Of course, neither her words, nor her touch could stop the pain. But they helped me relax into it, and eventually I would find some peace of mind and drift off, letting my small body do its important work of growing up and becoming stronger.
Right now, I see a lot of growing pains happening all around me. There is lot of psychic and emotional pain and discomfort on display. Our society is grappling with changes that need occur so that we can live up to our shared ideals and be strong, healthy and mature.
Some of the reactions to this pain are difficult to watch. I see people becoming listless and depressed. I see others losing their control, lashing out and becoming angry and aggressive. Still others dissolve into tears. And some are trying to numb the pain with all manner of distractions.
Growth — whether physical, emotional, intellectual or spiritual — is not easy or fun. It takes energy. It takes determination. It takes patience with ourselves and others. It hurts.
I look back on those long nights of pain and discomfort now with a sweet heart. Not because I relish pain, but because those were moments when I felt my mother close to me.

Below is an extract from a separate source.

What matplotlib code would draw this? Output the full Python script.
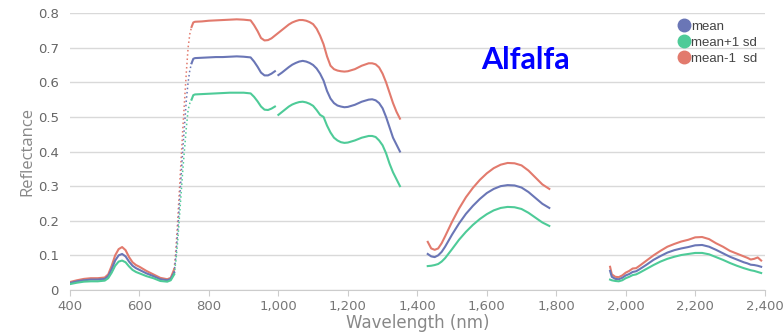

My relationship with her is built on a million small interactions like this over the years.
Imagine if she’d told me to just suck it up and stop crying. That I was too fragile and weak. That I deserve pain and should learn to deal with it because she’d suffered, too? Imagine what that would have done to a growing little girl, and my ability to help others who were in pain. Imagine how that would have impacted my relationship with my mother, forever.
I think what the world needs right now are people who come in and sit by us in the dark of night. Those who can’t and won’t remove the pain, but who will let us know we’re not alone. Who make it easier for us to process and find peace in the discomfort. Those who have experienced those pains in the past and can assure us that we’re going to be ok.
And in fact, we’re going to be better than ok.